The green walls are part of Iwanuma’s multi-pronged tsunami defense that also includes repairing tsunami walls, building up low-lying areas, and elevating highways. But officials concede that for a once-in-a-millennium tsunami, the only real defense is to flee.
Before the Great East Japan Earthquake, pine trees grew along the beach and were considered tide prevention forests. But the tsunami washed away most of these single-species, shallow-rooted trees. Not only didn’t the pines stop the water but the uprooted trees caused even more damage when they crashed into homes.
The 23.6-foot concrete tsunami walls that were supposed to buffer the waves didn’t protect Iwanuma and its then-44,000 inhabitants from the tsunami either.
The Iwanuma project was suggested by botanist Akira Miyawaki, director of the Japan Center for International Studies in Ecology and emeritus professor at Yokohama National University. He has given tree-planting advice in more than 1,700 locations around the globe and is responsible for the planting of 40 million trees.
At a nursery near the first hill, 15,000 seedlings representing 15 species of fast-growing native trees, are being readied for planting next spring.
“They resemble the natural biodiversity of this area, making them strong as a forest,” said Doryu Hioki, head priest at Sendai’s Rinnouji Temple, who is spearheading the volunteer effort.
“A concrete tsunami wall can last 50 to 100 years and has to be replaced. The forest will take 20 years to mature but it will last the next 9,000 years,” said the Zen priest who has beem working with Miyawaki since 2004 on various tree-planting activities, including the 33,000 trees planted on the grounds of the temple.
The Millennium Hope Hills project, which began in June 2013, is labor-intensive in its early stages — thousands and thousands of seedling must be planted and the young trees also require weeding for two to three years — but after that the trees take care of themselves.
Even though tsunami walls are designed to save lives, they have pitted the prefecture against some local residents.
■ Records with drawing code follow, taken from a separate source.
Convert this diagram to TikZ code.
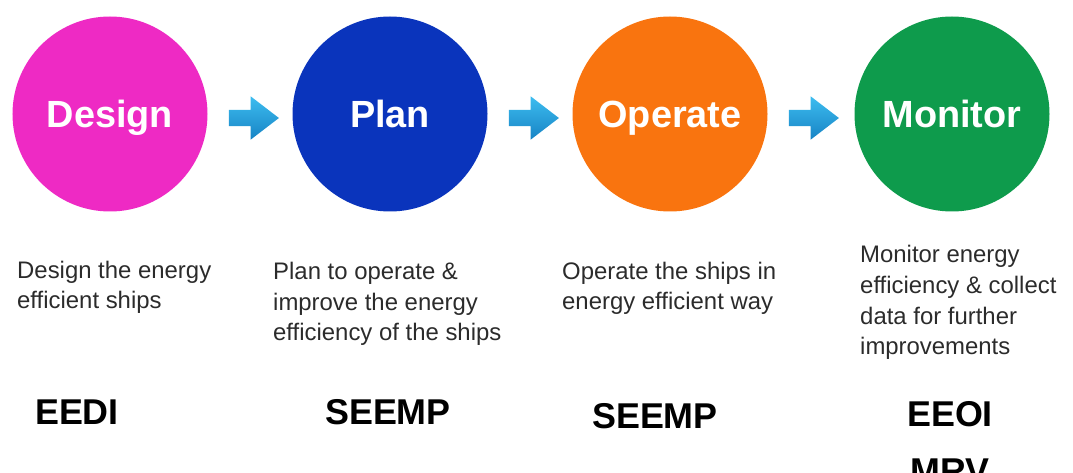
\documentclass[tikz,border=0pt]{standalone}
\usepackage{fontspec}
\setmainfont{Liberation Sans}
\usetikzlibrary{positioning, shapes.arrows}

\definecolor{designpink}{HTML}{EE2AC4}
\definecolor{planblue}{HTML}{0A34BC}
\definecolor{operateorange}{HTML}{F9740F}
\definecolor{monitorgreen}{HTML}{0E9B4C}
\definecolor{arrowtop}{HTML}{3DBDF0}
\definecolor{arrowbottom}{HTML}{1783C4}
\definecolor{notegray}{HTML}{2B2B2B}

\begin{document}
\begin{tikzpicture}[x=1bp, y=-1bp,
  stage/.style={circle, fill=#1, minimum size=195bp, inner sep=0pt, text=white, text depth=0pt, font=\fontsize{38}{40}\selectfont\bfseries},
  flow/.style={single arrow, single arrow tip angle=75, single arrow head extend=13.5bp, minimum height=50bp, inner sep=8bp, text height=0pt, text depth=0pt, top color=arrowtop, bottom color=arrowbottom},
  note/.style={anchor=base west, align=left, inner sep=0pt, text=notegray, font=\fontsize{24}{31}\selectfont},
  scheme/.style={anchor=base, inner sep=0pt, font=\fontsize{36}{56}\selectfont\bfseries}]
\useasboundingbox (0,0) rectangle (1073,473);

\node[stage=designpink] (design) at (110,114) {Design};
\node[stage=planblue] (plan) at (390,114) {Plan};
\node[stage=operateorange] (operate) at (670,114) {Operate};
\node[stage=monitorgreen] (monitor) at (952,114) {Monitor};

\node[flow, right=21bp of design, yshift=-4bp] (designtoplan) {};
\node[flow, right=21bp of plan, yshift=-4bp] (plantooperate) {};
\node[flow, right=21bp of operate, yshift=-4bp] (operatetomonitor) {};

% base is the last line of each note
\node[note] (designnote) at (17,309) {Design the energy\\efficient ships};
\node[note] (plannote) at (273,341) {Plan to operate \&\\improve the energy\\efficiency of the ships};
\node[note] (operatenote) at (562,310) {Operate the ships in\\energy efficient way};
\node[note] (monitornote) at (860,355) {Monitor energy\\efficiency \& collect\\data for further\\improvements};

\node[scheme] (eedi) at (77,425) {EEDI};
\node[scheme] (seempplan) at (388,425) {SEEMP};
\node[scheme] (seempoperate) at (655,429) {SEEMP};
\node[scheme] (eeoi) at (950,427) {EEOI};
\node[scheme] (mrv) at (950,483) {MRV};
\end{tikzpicture}
\end{document}
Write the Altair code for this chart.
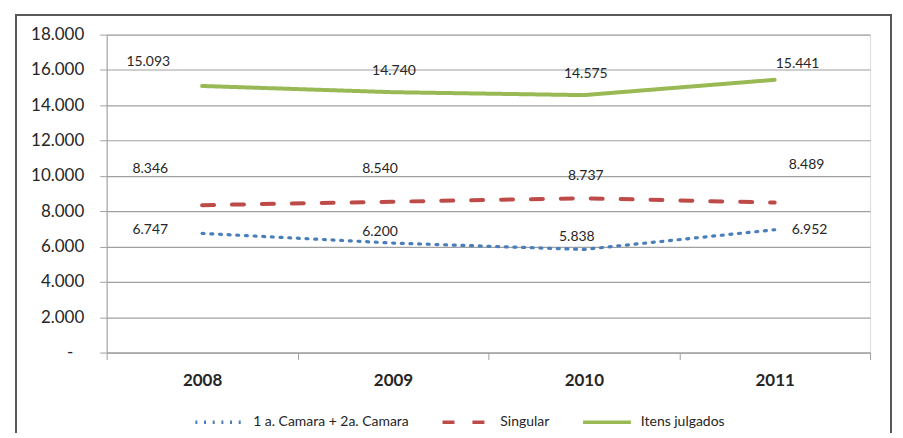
import altair as alt
import pandas as pd

years = ["2008", "2009", "2010", "2011"]
camara = [6747, 6200, 5838, 6952]
singular = [8346, 8540, 8737, 8489]
itens = [15093, 14740, 14575, 15441]
series_names = ["1 a. Camara + 2a. Camara", "Singular", "Itens julgados"]
value_labels = {
    "1 a. Camara + 2a. Camara": ["6.747", "6.200", "5.838", "6.952"],
    "Singular": ["8.346", "8.540", "8.737", "8.489"],
    "Itens julgados": ["15.093", "14.740", "14.575", "15.441"],
}

# style
colors = ["#4a7ebb", "#be4b48", "#98b954"]
dashes = [[2, 6.7], [12, 18], [1, 0]]
widths = {"1 a. Camara + 2a. Camara": 3.2, "Singular": 4, "Itens julgados": 4}
label_dx = {
    "1 a. Camara + 2a. Camara": [-52, -13, -7, 35],
    "Singular": [-52, -13, 2, 32],
    "Itens julgados": [-54, 1, 2, 23],
}
label_dy = {
    "1 a. Camara + 2a. Camara": [-3, -11, -12, 0],
    "Singular": [-36, -33, -22, -38],
    "Itens julgados": [-24, -21, -21, -16],
}

rows = []
for name, vals in zip(series_names, [camara, singular, itens]):
    for y, v, lab in zip(years, vals, value_labels[name]):
        rows.append({"year": y, "series": name, "value": v, "label": lab})
df = pd.DataFrame(rows)

GRID = "#a0a0a0"
TXT = "#262626"
FONT = "Lato"

xenc = alt.X(
    "year:N",
    bandPosition=0.5,
    scale=alt.Scale(type="band", paddingInner=0, paddingOuter=0),
    axis=alt.Axis(
        title=None, labelAngle=0, labelFontSize=17, labelFontWeight="bold",
        labelColor=TXT, labelPadding=13, tickBand="extent", tickSize=7,
        tickColor=GRID, domainColor=GRID, grid=False, labelFont=FONT,
    ),
)
yenc = alt.Y(
    "value:Q",
    scale=alt.Scale(domain=[0, 18000], nice=False),
    axis=alt.Axis(
        title=None, values=list(range(0, 18001, 2000)),
        labelExpr="datum.value == 0 ? '-' : replace(format(datum.value, ',.0f'), ',', '.')",
        labelFontSize=17, labelColor=TXT,
        labelPadding={"condition": {"test": "datum.value == 0", "value": 27}, "value": 16},
        tickSize=7,
        tickColor=GRID, gridColor=GRID, gridWidth=1.2, domainColor=GRID,
        labelFont=FONT,
    ),
)

leg = alt.Legend(
    title=None, orient="none", direction="horizontal", legendX=87, legendY=363,
    symbolType="stroke", symbolSize=2304, symbolStrokeWidth=3.5,
    labelFontSize=14, labelColor=TXT, labelFont=FONT, labelOffset=8,
    columnPadding=26, padding=0,
)

lines = []
for name, col, dash in zip(series_names, colors, dashes):
    lines.append(
        alt.Chart(df)
        .transform_filter(alt.datum.series == name)
        .mark_line(strokeWidth=widths[name], strokeCap="round")
        .encode(
            x=xenc,
            y=yenc,
            color=alt.Color("series:N", scale=alt.Scale(domain=series_names, range=colors), legend=leg),
            strokeDash=alt.StrokeDash("series:N", scale=alt.Scale(domain=series_names, range=dashes), legend=leg),
        )
    )

texts = []
for name in series_names:
    for i, yr in enumerate(years):
        texts.append(
            alt.Chart(df)
            .transform_filter((alt.datum.series == name) & (alt.datum.year == yr))
            .mark_text(
                dx=label_dx[name][i], dy=label_dy[name][i], fontSize=14,
                color=TXT, font=FONT, baseline="middle", align="center",
            )
            .encode(x=xenc, y=yenc, text="label:N")
        )

frame = alt.Chart(df).mark_rect(fill=None, stroke="#595959", strokeWidth=1.5, clip=False).encode(
    x=alt.value(-91), x2=alt.value(787), y=alt.value(-20), y2=alt.value(420)
)

chart = (
    alt.layer(frame, *lines, *texts)
    .properties(
        width=766, height=319,
        padding={"left": 99, "top": 26, "right": 25, "bottom": 80},
        autosize=alt.AutoSizeParams(type="none"),
    )
    .configure_view(stroke=None)
    .configure(font=FONT)
)

chart.save("out.html", embed_options={"renderer": "svg", "actions": False})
In Shibitachi, a fishing village north of Sendai where residents were fighting the walls, the government compromised and agreed to a slightly lower wall.
“Mainly the people object to what the walls do to the scenery,” said Katsumi Abe, of the Miyagi Harbor Restoration agency. “But they also make the ports harder to use and some people think that since the mountains are nearby, they can just escape.”
“It’s important to protect from tsunamis, but daily life is also important,” said Hioki. “Concrete barriers may prevent the flow of nutrients to the sea and impact the catch of fish.”
And he said man-made structures also have their limits, noting that the $1.6 billion Kamaishi breakwater — 207 feet deep, more than a mile long and rising 20 feet above sea level — failed during the tsunami as did New Orleans’ levees after Hurricane Katrina.
“We’re not saying concrete is absolutely bad, but we do have to harmonize with nature,” Hioki said. “It’s a matter of balance and we have to focus more on that.”
Hioki has gone on international fund-raising trips for the project and created Shokuju-man, (Planting Tree Man), the star of a comic book that encourages kids to get involved in tree planting.
His efforts at Millennium Hope Hills, he said, are “for those who lost their lives in the disaster and so that the light of hope may continue to burn bright.”
In the area where the first hill was constructed, Iwanuma has built a coastal park with a stone memorial that ends in a point that juts more than 26 feet skyward. “That’s how high the water came up here,” said Nobuhiro Sugawara, an Iwanuma reconstruction and urban planning official, as he stood with Hioki and said a prayer for the victims.
Etched into the memorial are the names of 181 citizens of Iwanuma who lost their lives. “He was a six-year-old boy,” said Sugawara, pointing to one name. “Whole families perished.”
Meanwhile, the hills themselves serve as something of a memorial to what Iwanuma was.
Using the wood from collapsed homes to build up the hills was discussed but rejected by the Japanese Ministry of Environment because the decaying woods give off methane gas. The law didn’t permit the burying of tsunami debris either.
But it was changed to allow non-organic, non-hazardous remnants, such as crushed roofing tiles, bricks and concrete blocks, to be used in creating the hills. The material is buried and mixed with sand and a soil mound is built up and planted to create the green walls.
The steps leading to the summit of the first hill are built from the planks of destroyed homes, said Shuchi Sugari, manager at Iwanuma’s Reconstruction and Urban Planning department. “Now, people come here to remember their families so we want to recyle as much as possible,” he said.